— START Supplied data —

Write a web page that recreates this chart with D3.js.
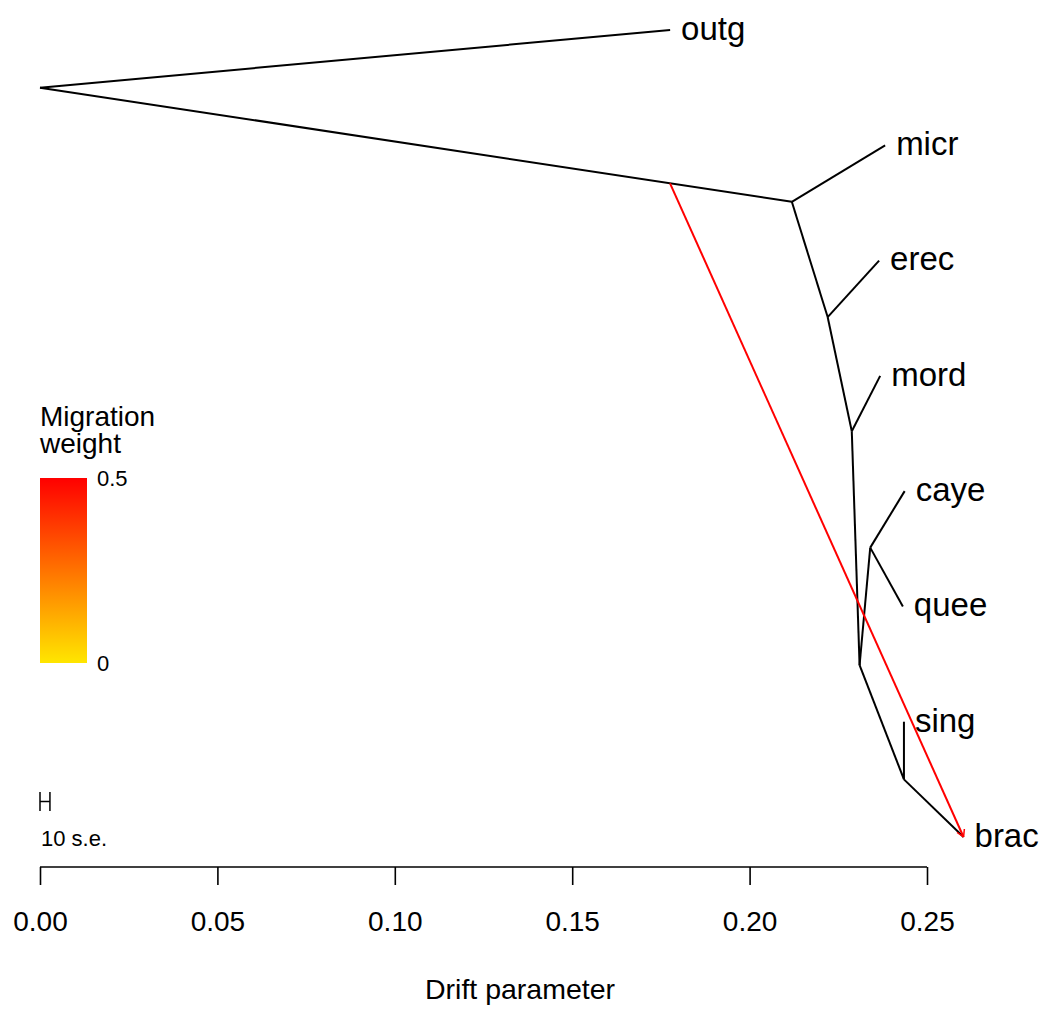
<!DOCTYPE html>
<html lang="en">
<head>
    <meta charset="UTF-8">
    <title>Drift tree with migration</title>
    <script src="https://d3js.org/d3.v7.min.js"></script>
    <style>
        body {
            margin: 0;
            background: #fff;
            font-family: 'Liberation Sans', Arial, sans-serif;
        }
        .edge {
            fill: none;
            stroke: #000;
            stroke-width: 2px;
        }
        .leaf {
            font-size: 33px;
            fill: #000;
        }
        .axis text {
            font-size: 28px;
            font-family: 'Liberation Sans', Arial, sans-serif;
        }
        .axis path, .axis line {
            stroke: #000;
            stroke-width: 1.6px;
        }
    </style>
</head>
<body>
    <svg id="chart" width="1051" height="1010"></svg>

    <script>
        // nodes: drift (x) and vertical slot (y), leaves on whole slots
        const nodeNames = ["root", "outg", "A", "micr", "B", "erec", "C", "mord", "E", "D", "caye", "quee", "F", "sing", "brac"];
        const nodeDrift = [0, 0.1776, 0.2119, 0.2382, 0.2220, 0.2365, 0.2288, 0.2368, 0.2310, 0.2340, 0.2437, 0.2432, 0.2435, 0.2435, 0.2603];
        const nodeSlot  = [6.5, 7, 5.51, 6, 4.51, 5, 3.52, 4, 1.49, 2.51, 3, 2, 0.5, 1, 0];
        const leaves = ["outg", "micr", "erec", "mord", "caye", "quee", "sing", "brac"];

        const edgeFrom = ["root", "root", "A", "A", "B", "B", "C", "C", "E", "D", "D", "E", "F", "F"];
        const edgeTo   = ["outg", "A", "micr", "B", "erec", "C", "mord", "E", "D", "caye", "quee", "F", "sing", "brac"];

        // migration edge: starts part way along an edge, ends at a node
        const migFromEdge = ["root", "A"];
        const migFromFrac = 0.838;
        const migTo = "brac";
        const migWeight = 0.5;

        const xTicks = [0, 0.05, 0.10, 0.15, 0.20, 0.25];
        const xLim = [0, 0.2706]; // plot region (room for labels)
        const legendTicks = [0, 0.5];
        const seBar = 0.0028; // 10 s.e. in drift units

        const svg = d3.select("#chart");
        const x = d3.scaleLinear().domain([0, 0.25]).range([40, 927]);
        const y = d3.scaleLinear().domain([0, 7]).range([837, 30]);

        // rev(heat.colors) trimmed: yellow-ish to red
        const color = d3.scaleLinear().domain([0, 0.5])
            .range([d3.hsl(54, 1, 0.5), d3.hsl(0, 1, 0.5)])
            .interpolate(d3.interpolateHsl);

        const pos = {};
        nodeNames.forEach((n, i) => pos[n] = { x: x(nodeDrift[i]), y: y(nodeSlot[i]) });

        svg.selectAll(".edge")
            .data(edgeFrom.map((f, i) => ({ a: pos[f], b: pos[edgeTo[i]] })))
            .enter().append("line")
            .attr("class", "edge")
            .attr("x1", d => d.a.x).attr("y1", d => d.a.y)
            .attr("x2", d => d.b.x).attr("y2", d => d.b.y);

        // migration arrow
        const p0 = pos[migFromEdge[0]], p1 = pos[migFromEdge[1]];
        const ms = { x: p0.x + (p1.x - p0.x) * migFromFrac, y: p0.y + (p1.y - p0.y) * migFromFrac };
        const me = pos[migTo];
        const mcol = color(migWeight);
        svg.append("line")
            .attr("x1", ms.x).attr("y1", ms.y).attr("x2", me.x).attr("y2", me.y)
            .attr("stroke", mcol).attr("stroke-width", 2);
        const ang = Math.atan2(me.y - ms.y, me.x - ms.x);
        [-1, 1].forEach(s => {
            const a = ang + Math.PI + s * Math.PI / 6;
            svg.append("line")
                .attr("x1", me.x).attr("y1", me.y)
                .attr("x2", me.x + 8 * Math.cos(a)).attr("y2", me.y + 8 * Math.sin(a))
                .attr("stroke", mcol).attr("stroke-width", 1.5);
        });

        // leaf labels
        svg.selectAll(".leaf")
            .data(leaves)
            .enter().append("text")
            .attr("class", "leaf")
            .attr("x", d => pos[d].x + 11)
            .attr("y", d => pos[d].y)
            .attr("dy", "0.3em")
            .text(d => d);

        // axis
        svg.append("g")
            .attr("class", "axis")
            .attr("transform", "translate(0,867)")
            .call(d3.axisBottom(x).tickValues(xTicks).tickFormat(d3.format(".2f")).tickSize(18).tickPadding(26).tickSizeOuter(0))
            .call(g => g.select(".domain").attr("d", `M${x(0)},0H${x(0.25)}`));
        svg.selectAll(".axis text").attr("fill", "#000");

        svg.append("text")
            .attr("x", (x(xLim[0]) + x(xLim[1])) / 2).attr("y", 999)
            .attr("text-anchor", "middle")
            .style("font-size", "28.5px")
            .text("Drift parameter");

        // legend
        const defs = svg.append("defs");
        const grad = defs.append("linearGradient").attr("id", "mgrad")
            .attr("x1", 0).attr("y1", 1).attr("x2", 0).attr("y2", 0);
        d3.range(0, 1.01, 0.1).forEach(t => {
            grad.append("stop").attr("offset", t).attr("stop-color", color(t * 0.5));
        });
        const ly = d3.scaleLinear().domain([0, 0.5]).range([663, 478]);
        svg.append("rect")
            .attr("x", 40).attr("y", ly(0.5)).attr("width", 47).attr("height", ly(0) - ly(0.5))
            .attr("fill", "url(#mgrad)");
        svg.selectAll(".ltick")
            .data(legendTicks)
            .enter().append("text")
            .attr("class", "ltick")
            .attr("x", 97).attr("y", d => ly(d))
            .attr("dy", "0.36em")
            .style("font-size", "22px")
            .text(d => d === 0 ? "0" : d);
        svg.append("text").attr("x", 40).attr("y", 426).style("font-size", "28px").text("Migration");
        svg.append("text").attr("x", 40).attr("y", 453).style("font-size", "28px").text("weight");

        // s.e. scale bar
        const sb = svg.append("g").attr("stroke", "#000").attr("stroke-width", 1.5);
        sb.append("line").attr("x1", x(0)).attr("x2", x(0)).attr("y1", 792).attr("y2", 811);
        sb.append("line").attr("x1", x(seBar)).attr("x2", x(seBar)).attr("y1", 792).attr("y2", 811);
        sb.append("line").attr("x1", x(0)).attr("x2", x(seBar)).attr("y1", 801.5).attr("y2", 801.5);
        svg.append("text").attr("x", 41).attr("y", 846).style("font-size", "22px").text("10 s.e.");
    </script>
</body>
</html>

— END Supplied data —

Repeat the listing above up to and including the line with "const seBar = 0.0028;", starting from its first line. Drop any pictures.

Task answer |
Write a web page that recreates this chart with D3.js.
<!DOCTYPE html>
<html lang="en">
<head>
    <meta charset="UTF-8">
    <title>Drift tree with migration</title>
    <script src="https://d3js.org/d3.v7.min.js"></script>
    <style>
        body {
            margin: 0;
            background: #fff;
            font-family: 'Liberation Sans', Arial, sans-serif;
        }
        .edge {
            fill: none;
            stroke: #000;
            stroke-width: 2px;
        }
        .leaf {
            font-size: 33px;
            fill: #000;
        }
        .axis text {
            font-size: 28px;
            font-family: 'Liberation Sans', Arial, sans-serif;
        }
        .axis path, .axis line {
            stroke: #000;
            stroke-width: 1.6px;
        }
    </style>
</head>
<body>
    <svg id="chart" width="1051" height="1010"></svg>

    <script>
        // nodes: drift (x) and vertical slot (y), leaves on whole slots
        const nodeNames = ["root", "outg", "A", "micr", "B", "erec", "C", "mord", "E", "D", "caye", "quee", "F", "sing", "brac"];
        const nodeDrift = [0, 0.1776, 0.2119, 0.2382, 0.2220, 0.2365, 0.2288, 0.2368, 0.2310, 0.2340, 0.2437, 0.2432, 0.2435, 0.2435, 0.2603];
        const nodeSlot  = [6.5, 7, 5.51, 6, 4.51, 5, 3.52, 4, 1.49, 2.51, 3, 2, 0.5, 1, 0];
        const leaves = ["outg", "micr", "erec", "mord", "caye", "quee", "sing", "brac"];

        const edgeFrom = ["root", "root", "A", "A", "B", "B", "C", "C", "E", "D", "D", "E", "F", "F"];
        const edgeTo   = ["outg", "A", "micr", "B", "erec", "C", "mord", "E", "D", "caye", "quee", "F", "sing", "brac"];

        // migration edge: starts part way along an edge, ends at a node
        const migFromEdge = ["root", "A"];
        const migFromFrac = 0.838;
        const migTo = "brac";
        const migWeight = 0.5;

        const xTicks = [0, 0.05, 0.10, 0.15, 0.20, 0.25];
        const xLim = [0, 0.2706]; // plot region (room for labels)
        const legendTicks = [0, 0.5];
        const seBar = 0.0028; // 10 s.e. in drift units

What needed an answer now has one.